26.7 C
Medan
Sunday, May 12, 2024

Pembatasan BBM, Kado Getir untuk Rakyat

JAKARTA – Anggota Komisi VII DPR Dewi Aryani menilai, rencana pemerintah mengeluarkan kebijakan pembatasan BBM, merupakan kado tahun baru bagi rakyat. Hanya saja, katanya, kado itu tidak membuat rakyat gembira.  “Kebijakan pembatasan BBM merupakan kado tahun baru yang sama sekali tak membuat rakyat bertepuk tangan gembira. Sebaliknya gaung kekecewaan dimana-mana,” ujar Dewi dalam keterangannya kepada koran ini, Rabu (18/1).
Langkah pemerintah saat ini dalam upaya mengatasi bengkaknya beban pemerintah, kata Dewi, seharusnya mulai diatasi dengan beberapa cara. Diantaranya, mengatur secepatnya pos-pos penting penerimaan negara dari sektor pajak dan memaksimalkan sumber penting dari migas dan pertambangan yang selama ini tidak maksimal. “Dan kebocoran di sektor ini hingga detik ini masih terus terjadi,” sebutnya.
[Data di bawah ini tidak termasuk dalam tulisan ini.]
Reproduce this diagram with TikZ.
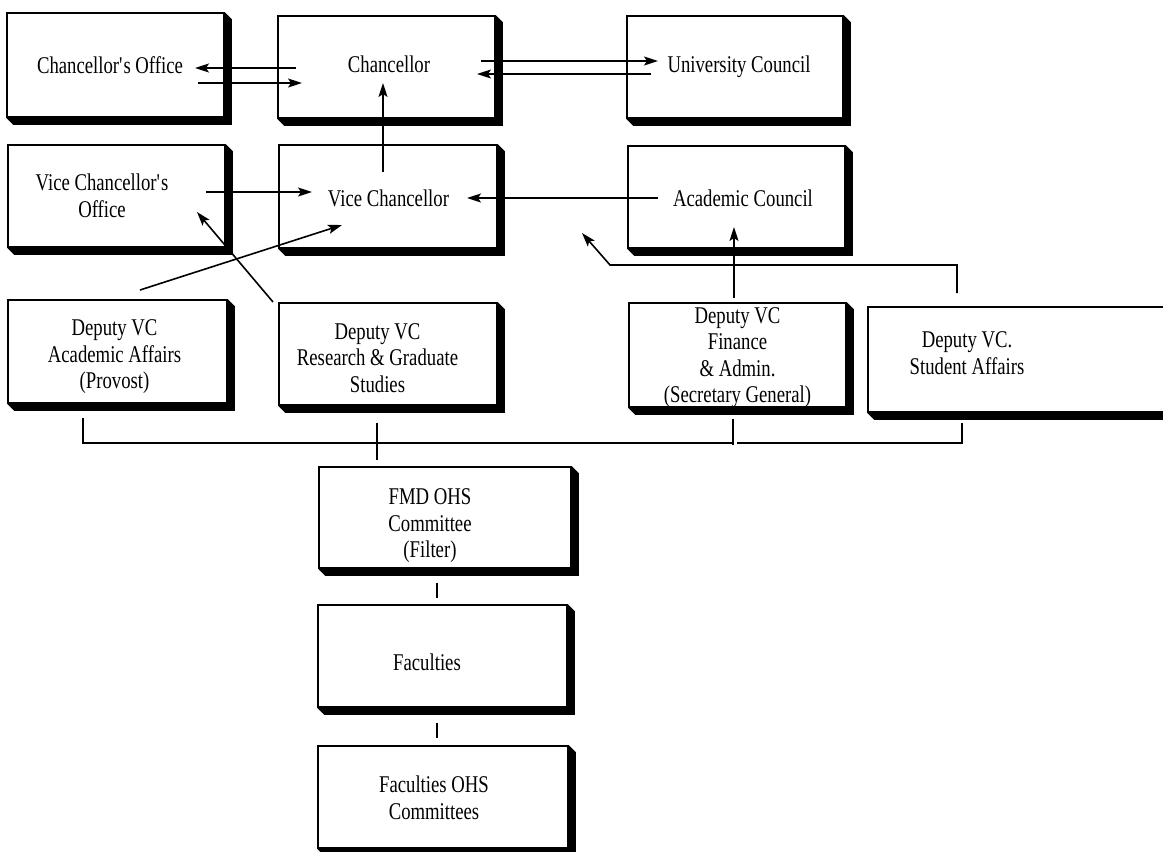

Kearifan dan transparansi pemerintah dalam hal ini dipertaruhkan. “Berantas segala bentuk bad governance,” cetusnya.
Penghematan belanja negara harus dilaksanakan terutama pengeluaran belanja pegawai harus dipangkas, dihemat, dengan cara melakukan perampingan di semua sektor.

Reformasi birokrasi yang telah digaungkan harus diiringi dengan kebijakan penghematan dan efisiensi, termasuk pemberlakuan e-procurement.
“Perlunya kajian alternatif solusi berupa kenaikan pajak kendaraan ber-cc besar. Daripada pembatasan lebih baik menaikkan pajak kendaraan, hasil penerimaan di-posting sebagai pengganti pengeluaran subsidi,” sarannya.

Alternatif lain, menaikkan harga BBM bersubsidi antara Rp500 hingga Rp1000 dan melakukan judisial review terhadap UU APBN Nomor 22 tahun 2011 tentang APBN tahun 2012 pada pasal 7 ayat 6 untuk memayungi kebijakan ini. “Segera dilakukan kajian dan riset mendalam dari berbagai aspek agar proses pembuatan kebijakan publik tersebut mengandung kaidah-kaidah yang seharusnya ada dalam setiap kebijakan yang di keluarkan oleh pemerintah,” pungkasnya.

Menyitir buku The Quality of Government karya Bo Rothstein (2011), Dewi menyebutkan, buku itu mestinya bisa menjadi rujukan bagaimana sebuah pemerintahan seharusnya berbuat. Manfaat apa yang di peroleh masyarakat, menjadi cermin kualitas suatu pemerintahan.

“Kebijakan merupakan salah satu outcome kualitas sebuah pemerintahan. Lalu bagaimana dengan kebijakan pembatasan BBM yang secara paksa akan diberlakukan pemerintah mulai tanggal 1 April 2012?” ujar Dewi.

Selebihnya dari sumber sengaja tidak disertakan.